# RECORDED DATA
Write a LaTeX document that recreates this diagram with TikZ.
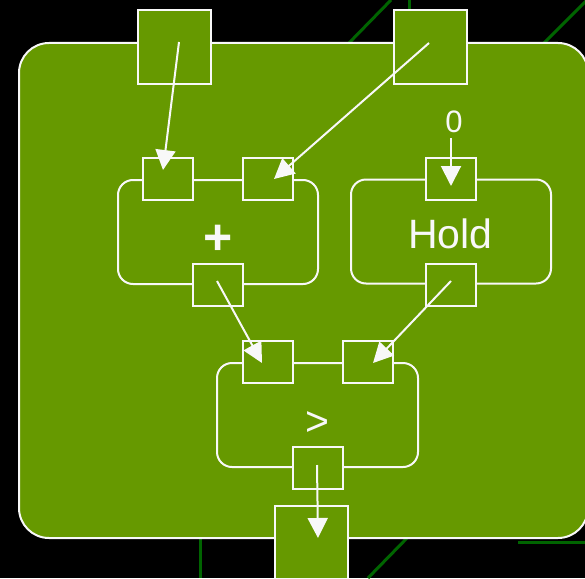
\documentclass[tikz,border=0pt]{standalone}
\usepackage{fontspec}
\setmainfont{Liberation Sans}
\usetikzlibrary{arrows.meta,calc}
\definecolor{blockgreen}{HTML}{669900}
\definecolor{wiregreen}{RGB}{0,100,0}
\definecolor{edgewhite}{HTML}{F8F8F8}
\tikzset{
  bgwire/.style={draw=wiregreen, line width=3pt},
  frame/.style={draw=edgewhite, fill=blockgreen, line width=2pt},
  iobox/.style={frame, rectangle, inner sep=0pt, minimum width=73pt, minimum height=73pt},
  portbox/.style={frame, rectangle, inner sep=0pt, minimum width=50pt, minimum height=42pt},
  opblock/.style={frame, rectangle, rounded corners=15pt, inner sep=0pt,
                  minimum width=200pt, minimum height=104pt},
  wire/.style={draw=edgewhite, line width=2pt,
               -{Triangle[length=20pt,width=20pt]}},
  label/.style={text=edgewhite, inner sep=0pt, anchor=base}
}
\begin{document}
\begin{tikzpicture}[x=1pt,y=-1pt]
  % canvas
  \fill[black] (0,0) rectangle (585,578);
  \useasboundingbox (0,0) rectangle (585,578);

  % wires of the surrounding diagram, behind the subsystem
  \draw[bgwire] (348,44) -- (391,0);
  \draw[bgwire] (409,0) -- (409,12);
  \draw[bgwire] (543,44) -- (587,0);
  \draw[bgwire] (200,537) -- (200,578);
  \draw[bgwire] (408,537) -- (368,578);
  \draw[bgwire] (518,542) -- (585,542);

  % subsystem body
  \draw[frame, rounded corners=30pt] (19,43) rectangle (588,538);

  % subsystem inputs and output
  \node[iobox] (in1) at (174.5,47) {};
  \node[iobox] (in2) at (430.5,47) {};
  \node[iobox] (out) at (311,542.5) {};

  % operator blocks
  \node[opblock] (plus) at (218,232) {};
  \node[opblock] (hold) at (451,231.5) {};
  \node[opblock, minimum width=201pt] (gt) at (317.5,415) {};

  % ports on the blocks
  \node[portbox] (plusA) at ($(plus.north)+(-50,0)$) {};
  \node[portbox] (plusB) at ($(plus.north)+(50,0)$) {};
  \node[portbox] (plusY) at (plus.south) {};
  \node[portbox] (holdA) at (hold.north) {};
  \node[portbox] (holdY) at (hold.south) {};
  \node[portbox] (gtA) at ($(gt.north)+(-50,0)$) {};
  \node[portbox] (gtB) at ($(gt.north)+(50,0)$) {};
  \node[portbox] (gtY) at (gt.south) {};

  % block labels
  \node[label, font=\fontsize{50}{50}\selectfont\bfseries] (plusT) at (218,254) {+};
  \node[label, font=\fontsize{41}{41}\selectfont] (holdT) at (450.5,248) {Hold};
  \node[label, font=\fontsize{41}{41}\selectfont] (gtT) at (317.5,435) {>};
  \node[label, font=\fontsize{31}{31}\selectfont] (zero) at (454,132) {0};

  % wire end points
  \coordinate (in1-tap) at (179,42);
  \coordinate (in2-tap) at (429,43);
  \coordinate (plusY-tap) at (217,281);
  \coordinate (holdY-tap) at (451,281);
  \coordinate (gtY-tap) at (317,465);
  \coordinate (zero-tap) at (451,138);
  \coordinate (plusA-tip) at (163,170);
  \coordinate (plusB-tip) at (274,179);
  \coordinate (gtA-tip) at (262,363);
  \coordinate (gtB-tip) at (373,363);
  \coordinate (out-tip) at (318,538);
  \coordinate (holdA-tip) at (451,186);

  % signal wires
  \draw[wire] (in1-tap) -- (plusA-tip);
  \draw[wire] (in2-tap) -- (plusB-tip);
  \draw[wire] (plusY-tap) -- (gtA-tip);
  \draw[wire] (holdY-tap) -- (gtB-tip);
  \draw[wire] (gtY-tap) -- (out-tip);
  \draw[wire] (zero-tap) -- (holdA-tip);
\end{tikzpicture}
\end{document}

# EXERCISE
Copy the listing over exactly, skipping the pictures it holds.

# WORKED SOLUTION
Write a LaTeX document that recreates this diagram with TikZ.
\documentclass[tikz,border=0pt]{standalone}
\usepackage{fontspec}
\setmainfont{Liberation Sans}
\usetikzlibrary{arrows.meta,calc}
\definecolor{blockgreen}{HTML}{669900}
\definecolor{wiregreen}{RGB}{0,100,0}
\definecolor{edgewhite}{HTML}{F8F8F8}
\tikzset{
  bgwire/.style={draw=wiregreen, line width=3pt},
  frame/.style={draw=edgewhite, fill=blockgreen, line width=2pt},
  iobox/.style={frame, rectangle, inner sep=0pt, minimum width=73pt, minimum height=73pt},
  portbox/.style={frame, rectangle, inner sep=0pt, minimum width=50pt, minimum height=42pt},
  opblock/.style={frame, rectangle, rounded corners=15pt, inner sep=0pt,
                  minimum width=200pt, minimum height=104pt},
  wire/.style={draw=edgewhite, line width=2pt,
               -{Triangle[length=20pt,width=20pt]}},
  label/.style={text=edgewhite, inner sep=0pt, anchor=base}
}
\begin{document}
\begin{tikzpicture}[x=1pt,y=-1pt]
  % canvas
  \fill[black] (0,0) rectangle (585,578);
  \useasboundingbox (0,0) rectangle (585,578);

  % wires of the surrounding diagram, behind the subsystem
  \draw[bgwire] (348,44) -- (391,0);
  \draw[bgwire] (409,0) -- (409,12);
  \draw[bgwire] (543,44) -- (587,0);
  \draw[bgwire] (200,537) -- (200,578);
  \draw[bgwire] (408,537) -- (368,578);
  \draw[bgwire] (518,542) -- (585,542);

  % subsystem body
  \draw[frame, rounded corners=30pt] (19,43) rectangle (588,538);

  % subsystem inputs and output
  \node[iobox] (in1) at (174.5,47) {};
  \node[iobox] (in2) at (430.5,47) {};
  \node[iobox] (out) at (311,542.5) {};

  % operator blocks
  \node[opblock] (plus) at (218,232) {};
  \node[opblock] (hold) at (451,231.5) {};
  \node[opblock, minimum width=201pt] (gt) at (317.5,415) {};

  % ports on the blocks
  \node[portbox] (plusA) at ($(plus.north)+(-50,0)$) {};
  \node[portbox] (plusB) at ($(plus.north)+(50,0)$) {};
  \node[portbox] (plusY) at (plus.south) {};
  \node[portbox] (holdA) at (hold.north) {};
  \node[portbox] (holdY) at (hold.south) {};
  \node[portbox] (gtA) at ($(gt.north)+(-50,0)$) {};
  \node[portbox] (gtB) at ($(gt.north)+(50,0)$) {};
  \node[portbox] (gtY) at (gt.south) {};

  % block labels
  \node[label, font=\fontsize{50}{50}\selectfont\bfseries] (plusT) at (218,254) {+};
  \node[label, font=\fontsize{41}{41}\selectfont] (holdT) at (450.5,248) {Hold};
  \node[label, font=\fontsize{41}{41}\selectfont] (gtT) at (317.5,435) {>};
  \node[label, font=\fontsize{31}{31}\selectfont] (zero) at (454,132) {0};

  % wire end points
  \coordinate (in1-tap) at (179,42);
  \coordinate (in2-tap) at (429,43);
  \coordinate (plusY-tap) at (217,281);
  \coordinate (holdY-tap) at (451,281);
  \coordinate (gtY-tap) at (317,465);
  \coordinate (zero-tap) at (451,138);
  \coordinate (plusA-tip) at (163,170);
  \coordinate (plusB-tip) at (274,179);
  \coordinate (gtA-tip) at (262,363);
  \coordinate (gtB-tip) at (373,363);
  \coordinate (out-tip) at (318,538);
  \coordinate (holdA-tip) at (451,186);

  % signal wires
  \draw[wire] (in1-tap) -- (plusA-tip);
  \draw[wire] (in2-tap) -- (plusB-tip);
  \draw[wire] (plusY-tap) -- (gtA-tip);
  \draw[wire] (holdY-tap) -- (gtB-tip);
  \draw[wire] (gtY-tap) -- (out-tip);
  \draw[wire] (zero-tap) -- (holdA-tip);
\end{tikzpicture}
\end{document}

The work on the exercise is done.